Student killed in Carroll County school bus rollover

As a transportation safety lawyer based in Atlanta, regularly dealing with truck and bus crashes, I see tragic recurring themes over the years. Here it goes again.

Today, a high school student was killed and ten injured in a school bus crash in Carroll County, Georgia. As a parent of two college age children, the news calls to mind the many times my kids rode school buses and team buses. We parents trust the schools and the bus drivers with our the lives of our children. We expect our children to bury us, and to bury our children seems contrary to the order of nature.

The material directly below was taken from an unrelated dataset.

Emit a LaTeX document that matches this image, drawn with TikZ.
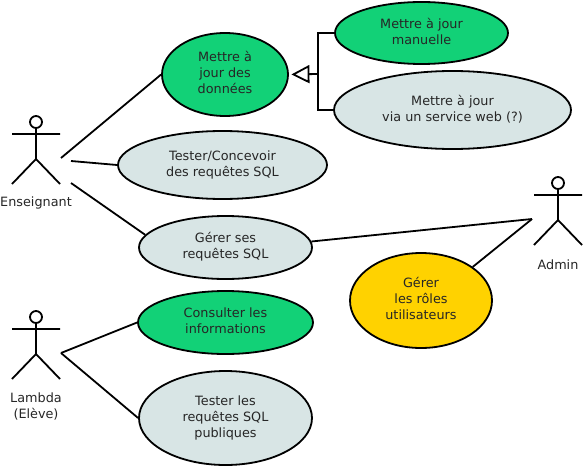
\documentclass[tikz,border=0pt]{standalone}
\usepackage{fontspec}
\setmainfont{DejaVu Sans}
\usetikzlibrary{arrows.meta,shapes.geometric}
\definecolor{w_green}{HTML}{12D177}
\definecolor{w_grey}{HTML}{D8E5E5}
\definecolor{w_yellow}{HTML}{FFD200}
\tikzset{
usecase/.style={ellipse,draw=black,line width=1.8pt,inner sep=0pt,align=center,font=\fontsize{12.8}{16}\selectfont,text=black!85,text depth=3.5pt},
actorlabel/.style={align=center,font=\fontsize{12.8}{16}\selectfont,text=black!85},
link/.style={draw,line width=1.8pt},
actor/.pic={
\draw[line width=1.8pt] (0,-12) circle (6);
\draw[line width=1.8pt] (-24,0) -- (24,0) (0,-6) -- (0,25) (-24,50) -- (0,25) -- (24,50);
}}
\begin{document}
\begin{tikzpicture}[x=1pt,y=-1pt]
\useasboundingbox (0,0) rectangle (585,468);
% use cases
\node[usecase,fill=w_green,minimum width=126pt,minimum height=83pt] (maj) at (225,74.5) {Mettre à\\jour des\\données};
\node[usecase,fill=w_green,minimum width=173pt,minimum height=62pt] (manuelle) at (421.5,33) {Mettre à jour\\manuelle};
\node[usecase,fill=w_grey,minimum width=237pt,minimum height=78pt] (web) at (452.5,110) {Mettre à jour\\via un service web (?)};
\node[usecase,fill=w_grey,minimum width=209pt,minimum height=68pt] (tester) at (222.5,165) {Tester/Concevoir\\des requêtes SQL};
\node[usecase,fill=w_grey,minimum width=173pt,minimum height=63pt] (gerer) at (225.5,247.5) {Gérer ses\\requêtes SQL};
\node[usecase,fill=w_yellow,minimum width=142pt,minimum height=95pt] (roles) at (421,300.5) {Gérer\\les rôles\\utilisateurs};
\node[usecase,fill=w_green,minimum width=175pt,minimum height=63pt] (consulter) at (225.5,322.5) {Consulter les\\informations};
\node[usecase,fill=w_grey,minimum width=173pt,minimum height=94pt] (publiques) at (225.5,418) {Tester les\\requêtes SQL\\publiques};
% actors
\pic at (36,134) {actor};
\pic at (558,195) {actor};
\pic at (36,329) {actor};
\node[actorlabel] (ens) at (36,203) {Enseignant};
\node[actorlabel] (adm) at (558,265) {Admin};
\node[actorlabel] (lam) at (36,406) {Lambda\\(Elève)};
% free ends
\coordinate (ens1) at (61,158);
\coordinate (ens2) at (71,161);
\coordinate (ens3) at (71,183);
\coordinate (adm1) at (532,219);
\coordinate (lam1) at (61,353);
\coordinate (gen) at (318,74);
% connectors
\draw[link] (ens1) -- (maj.west);
\draw[link] (ens2) -- (tester.west);
\draw[link] (ens3) -- (gerer.171);
\draw[link] (adm1) -- (gerer.4);
\draw[link] (adm1) -- (roles.33);
\draw[link] (lam1) -- (consulter.west);
\draw[link] (lam1) -- (publiques.west);
\draw[link] (manuelle.west) -| (gen);
\draw[link] (web.west) -| (gen);
\draw[link,-{Triangle[open,length=18pt,width=18pt,line width=1.8pt]},shorten >=2.5pt] (gen) -- (maj.east);
\end{tikzpicture}
\end{document}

Regarding today's incident in Carroll County, the Georgia State Patrol reported that the bus when it crashed on Highway 113 near Hog Liver Road between Carrollton and Temple, near I-20, around 2 p.m. According to news media reports, the bus flipped and several students were ejected from it.

In Georgia, school personnel are virtually immune from civil liability, but immunity is waived to the extent of insurance coverage for injuries and deaths in school bus operations, including loading and unloading.

Issues involving driver qualifications, tire failure, lack of passenger restraints, etc., come up time and time again. We represented as local counsel in Atlanta ten Bluffton University baseball players from Ohio with regard to injuries sustained in the crash of their team bus in Atlanta in 2007. Earlier we represented the mother of a college student killed when a team van crashed and he was ejected.